Ali Özdoğan
Bizim ekonomi ilminde ‘Örümcek Ağı Teoremi’ diye bir teorem var. Orada üretim ve talep değişiklikleri karşısında fiyat seyri irdeleniyor.. Bir denge hali mevcut başlangıçta.
Süreçte, fiyatlar genel düzeyiyle ilgili dalgalanmalar, ‘dengeye yönelik ve dengeden uzaklaşan dalgalanmalar’ olarak isimlendiriliyor..
Bu, ‘dengeye yönelme ve dengeden uzaklaşma’ tabirleri, bana engin bir anlatım adına oldum olası şık gelir..
İnsanın hayat seyri noktasında bu ifade ile düşünmek istedim âcizane..
Evet insan da bir denge üzerine yaratılmış, o denge halinde özüne konan gayesi, makul hevesleri, istekleri, endişeleri, korkuları ve beklentileri var, bir de bunlar için iradesi..
Tabii ihtiyaçların tedariki, insandan insana kısmî olarak değişse de belirli bir düzey içinde makul sınırlar sözkonusu..
Ancak günümüzde sanal dünyanın, çoğunlukla medya ve diğer sosyal kurumlar aracılığı ile yaptığı korkunç tasallut, insanı önü alınamaz bir tüketim çılgınlığına itiyor ve her kesimde dengeden uzaklaşan bir insan tablosu ile karşılaşıyoruz..
İnsanlar, zengin, yakışıklı, güzel, namlı, makamlı olmak yahut öyle görünmek, kendini göstermek adına birbiriyle adeta didişiyor..
Bunun için, kredi kartlarıyla önündeki dönemde kazanıp kazanmayacağı belli olmayan paraları harcıyor..
Hayatının insaniyet kabiliyeti adına verilmiş bütün donanımını, ‘nam, makam’ marka peşinde zayi ediyor..
En önemlisi kendi mahiyetinden ve normal dengesinden, hiç ölmez bir varlık gibi habire uzaklaşıp nihayetinde ölüm kıyısına varıyor..
Mutlu mu?
Hayır..
Dehşet hali yaşıyor..
Baştan sona hem ferd hem millet huzursuzluğu..
Evet bir dönem sonunda bu suni sarhoşluk perdesi ardında kaçınılmaz bir ölüm varlığını hisseden İnsan, sultan da olsa büyük bir çöküntü, psikolojik azap hali yaşıyor, bütün hayalleri suya düşüyor.
Evet bizi bu noktaya kim itiyor, bu noktada yaşamamız adına kim gayret gösteriyor, kim bu halimizden kazanç sağlıyor diye baktığımızda, karşımızda sürekli harcamamızdan beslenen büyük bir emperyalist yapı görüyoruz..

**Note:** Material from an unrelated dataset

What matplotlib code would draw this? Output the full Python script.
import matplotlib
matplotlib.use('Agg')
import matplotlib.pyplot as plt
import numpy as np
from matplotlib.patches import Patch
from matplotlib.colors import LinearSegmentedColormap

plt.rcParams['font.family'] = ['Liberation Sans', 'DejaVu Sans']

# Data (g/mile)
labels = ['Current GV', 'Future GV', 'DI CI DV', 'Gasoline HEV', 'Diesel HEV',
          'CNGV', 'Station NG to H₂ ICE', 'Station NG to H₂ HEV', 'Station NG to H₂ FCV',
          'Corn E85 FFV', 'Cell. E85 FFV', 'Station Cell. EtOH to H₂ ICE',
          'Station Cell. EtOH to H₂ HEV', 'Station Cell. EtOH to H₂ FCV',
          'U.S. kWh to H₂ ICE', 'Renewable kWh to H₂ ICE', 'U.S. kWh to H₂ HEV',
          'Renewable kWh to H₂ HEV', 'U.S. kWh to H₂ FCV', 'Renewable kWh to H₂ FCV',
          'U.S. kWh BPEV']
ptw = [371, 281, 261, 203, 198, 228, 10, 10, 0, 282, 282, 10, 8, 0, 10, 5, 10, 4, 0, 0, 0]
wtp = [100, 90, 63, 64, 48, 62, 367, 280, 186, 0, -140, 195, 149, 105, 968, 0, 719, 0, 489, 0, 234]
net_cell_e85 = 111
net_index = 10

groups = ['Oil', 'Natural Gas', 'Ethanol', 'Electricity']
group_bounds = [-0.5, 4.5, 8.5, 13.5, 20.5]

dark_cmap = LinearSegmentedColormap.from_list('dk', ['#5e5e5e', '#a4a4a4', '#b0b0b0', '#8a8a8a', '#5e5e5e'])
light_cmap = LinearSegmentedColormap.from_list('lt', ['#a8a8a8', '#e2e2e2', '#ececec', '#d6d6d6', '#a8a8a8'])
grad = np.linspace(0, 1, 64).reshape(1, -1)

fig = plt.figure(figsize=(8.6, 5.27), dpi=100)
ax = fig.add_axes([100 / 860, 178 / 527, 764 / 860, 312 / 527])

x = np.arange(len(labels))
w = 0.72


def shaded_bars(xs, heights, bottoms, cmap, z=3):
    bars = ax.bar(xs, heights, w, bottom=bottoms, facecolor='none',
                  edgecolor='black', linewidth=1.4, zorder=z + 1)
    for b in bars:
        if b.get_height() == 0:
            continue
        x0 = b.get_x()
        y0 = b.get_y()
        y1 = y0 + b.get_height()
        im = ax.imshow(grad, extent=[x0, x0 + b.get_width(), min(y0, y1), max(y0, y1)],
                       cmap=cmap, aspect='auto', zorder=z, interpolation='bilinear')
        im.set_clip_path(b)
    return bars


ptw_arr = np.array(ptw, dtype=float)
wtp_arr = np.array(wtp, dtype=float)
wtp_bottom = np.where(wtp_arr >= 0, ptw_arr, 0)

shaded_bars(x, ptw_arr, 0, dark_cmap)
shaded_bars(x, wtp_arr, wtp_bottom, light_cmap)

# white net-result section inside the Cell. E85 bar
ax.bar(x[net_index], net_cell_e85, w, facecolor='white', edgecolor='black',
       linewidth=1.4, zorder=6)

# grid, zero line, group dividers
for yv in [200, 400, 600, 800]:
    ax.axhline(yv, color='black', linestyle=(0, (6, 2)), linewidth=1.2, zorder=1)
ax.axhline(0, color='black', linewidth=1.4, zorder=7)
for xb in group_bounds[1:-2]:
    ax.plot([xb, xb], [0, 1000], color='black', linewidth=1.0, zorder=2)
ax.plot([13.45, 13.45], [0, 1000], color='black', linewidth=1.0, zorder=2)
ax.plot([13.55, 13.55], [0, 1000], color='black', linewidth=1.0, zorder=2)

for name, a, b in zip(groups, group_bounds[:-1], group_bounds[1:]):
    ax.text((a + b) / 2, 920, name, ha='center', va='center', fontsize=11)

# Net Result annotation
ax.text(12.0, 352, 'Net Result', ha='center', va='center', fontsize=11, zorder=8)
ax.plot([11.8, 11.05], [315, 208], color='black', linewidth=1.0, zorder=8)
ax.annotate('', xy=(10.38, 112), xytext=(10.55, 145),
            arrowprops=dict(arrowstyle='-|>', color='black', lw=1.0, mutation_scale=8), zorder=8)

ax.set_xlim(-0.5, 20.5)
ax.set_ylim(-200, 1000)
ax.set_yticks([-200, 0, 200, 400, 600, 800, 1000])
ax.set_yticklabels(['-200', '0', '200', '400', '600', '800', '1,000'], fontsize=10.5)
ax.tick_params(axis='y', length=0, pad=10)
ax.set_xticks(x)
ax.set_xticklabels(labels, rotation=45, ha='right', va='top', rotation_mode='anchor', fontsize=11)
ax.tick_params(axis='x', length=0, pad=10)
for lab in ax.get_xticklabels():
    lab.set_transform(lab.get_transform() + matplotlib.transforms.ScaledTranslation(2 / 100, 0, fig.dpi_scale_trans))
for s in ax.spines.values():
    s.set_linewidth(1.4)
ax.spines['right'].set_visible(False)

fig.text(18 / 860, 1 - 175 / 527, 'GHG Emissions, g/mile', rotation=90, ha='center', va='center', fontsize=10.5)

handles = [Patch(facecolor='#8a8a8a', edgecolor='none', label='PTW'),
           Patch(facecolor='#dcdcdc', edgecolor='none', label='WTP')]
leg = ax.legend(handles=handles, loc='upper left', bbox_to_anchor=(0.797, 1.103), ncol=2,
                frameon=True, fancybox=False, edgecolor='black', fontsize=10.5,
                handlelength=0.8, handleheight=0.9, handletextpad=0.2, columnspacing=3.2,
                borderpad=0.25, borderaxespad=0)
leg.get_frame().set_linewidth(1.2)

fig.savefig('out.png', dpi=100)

Bütün dünyayı bu tarz yaşamaya iten çoğunlukla uluslararası markaların sahipleri…
Medyasından reklamına kadar silahlarıyla, nefsi kullanarak suni bir hayal dünyası içinde, ‘sade hayat’ düşmanlığı pohpohlayıp varımızı yoğumuzu harcatıyor, hayat gerçekleriyle karşılaşıp psikolojik azaba düştüğümüzde de düçar ettikleri hastalıklarımızın tedavisi noktasında kullanılacak ilaçlarla ellerinde bizi bekler vaziyette yine bu holdingleri görüyoruz..
Arzu eden, dünyanın 50 ile 100 büyük şirketinin aralarında; bankasından kozmetiğine, arabasından film endüstrisine ta medyasına kadar bunları gözlemleyebilir.
Çare mi?
Elbette sâde hayatta..
Sâhi sâde hayat size neyi hatırlatıyor?